### Supplied material
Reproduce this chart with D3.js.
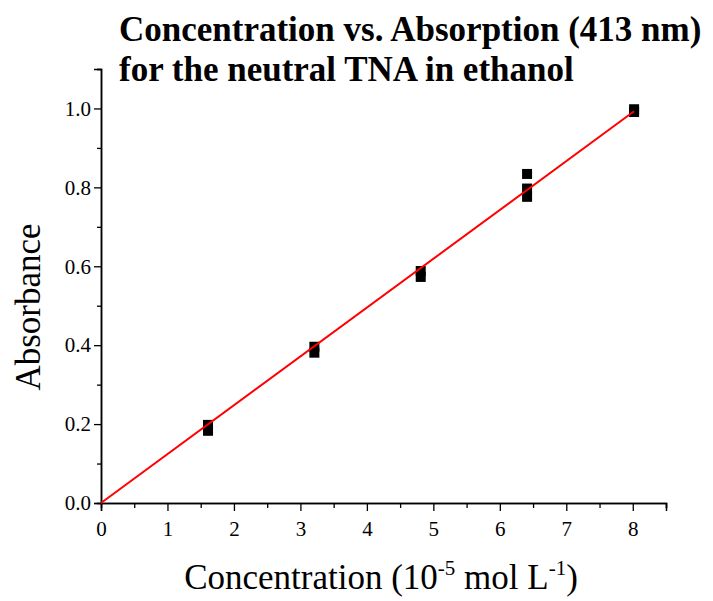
<!DOCTYPE html>
<html>
<head>
<meta charset="utf-8">
<script src="https://cdn.jsdelivr.net/npm/d3@7"></script>
<style>
  body { margin: 0; background: #fff; }
  text { font-family: "Liberation Serif", "Times New Roman", serif; }
  .major .tick text { font-size: 21px; }
</style>
</head>
<body>
<script>
// measured points (concentration, absorbance)
var concentration = [1.61, 1.61, 3.21, 3.21, 4.81, 4.81, 6.41, 6.41, 6.41, 8.02, 8.02];
var absorbance    = [0.198, 0.183, 0.396, 0.381, 0.588, 0.573, 0.834, 0.797, 0.776, 0.998, 0.991];

// linear fit through origin
var fitSlope = 0.1238;
var fitRange = [0, 8.02];

var xTicks = [0, 1, 2, 3, 4, 5, 6, 7, 8];
var yTicks = [0.0, 0.2, 0.4, 0.6, 0.8, 1.0];
var titleLines = ["Concentration vs. Absorption (413 nm)", "for the neutral TNA in ethanol"];

var width = 713, height = 601;
var svg = d3.select("body").append("svg")
  .attr("width", width)
  .attr("height", height);

var x = d3.scaleLinear().domain([0, 8.5]).range([101, 666]);
var y = d3.scaleLinear().domain([0, 1.1]).range([503, 69]);

// title
svg.selectAll("text.title").data(titleLines).enter()
  .append("text")
  .attr("class", "title")
  .attr("x", 119)
  .attr("y", function(d, i) { return 41 + i * 40; })
  .style("font-size", "35px")
  .style("font-weight", "bold")
  .text(function(d) { return d; });

// x axis: minor then major
svg.append("g").attr("transform", "translate(0," + y(0) + ")")
  .call(d3.axisBottom(x).tickValues(d3.range(0.5, 8.51, 1)).tickSize(5).tickFormat(""));
var gx = svg.append("g").attr("class", "major").attr("transform", "translate(0," + y(0) + ")")
  .call(d3.axisBottom(x).tickValues(xTicks).tickSize(8).tickPadding(10).tickFormat(d3.format("d")));

// y axis: minor then major
svg.append("g").attr("transform", "translate(" + x(0) + ",0)")
  .call(d3.axisLeft(y).tickValues(d3.range(0.1, 1.101, 0.2)).tickSize(4).tickFormat(""));
var gy = svg.append("g").attr("class", "major").attr("transform", "translate(" + x(0) + ",0)")
  .call(d3.axisLeft(y).tickValues(yTicks).tickSize(7).tickPadding(3).tickFormat(d3.format(".1f")));

gx.attr("font-size", null).attr("font-family", null);
gy.attr("font-size", null).attr("font-family", null);

svg.selectAll(".domain").attr("stroke", "#000").attr("stroke-width", 1.5);
svg.selectAll(".tick line").attr("stroke", "#000").attr("stroke-width", 1.3);
svg.selectAll(".major .tick text")
  .attr("font-size", 21)
  .attr("fill", "#000");

// axis titles
svg.append("text")
  .attr("transform", "translate(40,307) rotate(-90)")
  .attr("text-anchor", "middle")
  .style("font-size", "35px")
  .text("Absorbance");

var xt = svg.append("text")
  .attr("x", 381)
  .attr("y", 589)
  .attr("text-anchor", "middle")
  .style("font-size", "35px");
xt.append("tspan").text("Concentration (10");
xt.append("tspan").attr("dy", -14).style("font-size", "21px").text("-5");
xt.append("tspan").attr("dy", 14).text(" mol L");
xt.append("tspan").attr("dy", -14).style("font-size", "21px").text("-1");
xt.append("tspan").attr("dy", 14).text(")");

// data points
var pts = concentration.map(function(c, i) { return { x: c, y: absorbance[i] }; });
svg.selectAll("rect.pt").data(pts).enter()
  .append("rect")
  .attr("class", "pt")
  .attr("x", function(d) { return x(d.x) - 5; })
  .attr("y", function(d) { return y(d.y) - 5; })
  .attr("width", 10)
  .attr("height", 10)
  .attr("fill", "#000");

// fit line
svg.append("line")
  .attr("x1", x(fitRange[0]))
  .attr("y1", y(fitRange[0] * fitSlope))
  .attr("x2", x(fitRange[1]))
  .attr("y2", y(fitRange[1] * fitSlope))
  .attr("stroke", "#ff0000")
  .attr("stroke-width", 2);
</script>
</body>
</html>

### Short task
Your task is to reproduce all of the material exactly. The pictures stay out.

### Output for this exercise
Reproduce this chart with D3.js.
<!DOCTYPE html>
<html>
<head>
<meta charset="utf-8">
<script src="https://cdn.jsdelivr.net/npm/d3@7"></script>
<style>
  body { margin: 0; background: #fff; }
  text { font-family: "Liberation Serif", "Times New Roman", serif; }
  .major .tick text { font-size: 21px; }
</style>
</head>
<body>
<script>
// measured points (concentration, absorbance)
var concentration = [1.61, 1.61, 3.21, 3.21, 4.81, 4.81, 6.41, 6.41, 6.41, 8.02, 8.02];
var absorbance    = [0.198, 0.183, 0.396, 0.381, 0.588, 0.573, 0.834, 0.797, 0.776, 0.998, 0.991];

// linear fit through origin
var fitSlope = 0.1238;
var fitRange = [0, 8.02];

var xTicks = [0, 1, 2, 3, 4, 5, 6, 7, 8];
var yTicks = [0.0, 0.2, 0.4, 0.6, 0.8, 1.0];
var titleLines = ["Concentration vs. Absorption (413 nm)", "for the neutral TNA in ethanol"];

var width = 713, height = 601;
var svg = d3.select("body").append("svg")
  .attr("width", width)
  .attr("height", height);

var x = d3.scaleLinear().domain([0, 8.5]).range([101, 666]);
var y = d3.scaleLinear().domain([0, 1.1]).range([503, 69]);

// title
svg.selectAll("text.title").data(titleLines).enter()
  .append("text")
  .attr("class", "title")
  .attr("x", 119)
  .attr("y", function(d, i) { return 41 + i * 40; })
  .style("font-size", "35px")
  .style("font-weight", "bold")
  .text(function(d) { return d; });

// x axis: minor then major
svg.append("g").attr("transform", "translate(0," + y(0) + ")")
  .call(d3.axisBottom(x).tickValues(d3.range(0.5, 8.51, 1)).tickSize(5).tickFormat(""));
var gx = svg.append("g").attr("class", "major").attr("transform", "translate(0," + y(0) + ")")
  .call(d3.axisBottom(x).tickValues(xTicks).tickSize(8).tickPadding(10).tickFormat(d3.format("d")));

// y axis: minor then major
svg.append("g").attr("transform", "translate(" + x(0) + ",0)")
  .call(d3.axisLeft(y).tickValues(d3.range(0.1, 1.101, 0.2)).tickSize(4).tickFormat(""));
var gy = svg.append("g").attr("class", "major").attr("transform", "translate(" + x(0) + ",0)")
  .call(d3.axisLeft(y).tickValues(yTicks).tickSize(7).tickPadding(3).tickFormat(d3.format(".1f")));

gx.attr("font-size", null).attr("font-family", null);
gy.attr("font-size", null).attr("font-family", null);

svg.selectAll(".domain").attr("stroke", "#000").attr("stroke-width", 1.5);
svg.selectAll(".tick line").attr("stroke", "#000").attr("stroke-width", 1.3);
svg.selectAll(".major .tick text")
  .attr("font-size", 21)
  .attr("fill", "#000");

// axis titles
svg.append("text")
  .attr("transform", "translate(40,307) rotate(-90)")
  .attr("text-anchor", "middle")
  .style("font-size", "35px")
  .text("Absorbance");

var xt = svg.append("text")
  .attr("x", 381)
  .attr("y", 589)
  .attr("text-anchor", "middle")
  .style("font-size", "35px");
xt.append("tspan").text("Concentration (10");
xt.append("tspan").attr("dy", -14).style("font-size", "21px").text("-5");
xt.append("tspan").attr("dy", 14).text(" mol L");
xt.append("tspan").attr("dy", -14).style("font-size", "21px").text("-1");
xt.append("tspan").attr("dy", 14).text(")");

// data points
var pts = concentration.map(function(c, i) { return { x: c, y: absorbance[i] }; });
svg.selectAll("rect.pt").data(pts).enter()
  .append("rect")
  .attr("class", "pt")
  .attr("x", function(d) { return x(d.x) - 5; })
  .attr("y", function(d) { return y(d.y) - 5; })
  .attr("width", 10)
  .attr("height", 10)
  .attr("fill", "#000");

// fit line
svg.append("line")
  .attr("x1", x(fitRange[0]))
  .attr("y1", y(fitRange[0] * fitSlope))
  .attr("x2", x(fitRange[1]))
  .attr("y2", y(fitRange[1] * fitSlope))
  .attr("stroke", "#ff0000")
  .attr("stroke-width", 2);
</script>
</body>
</html>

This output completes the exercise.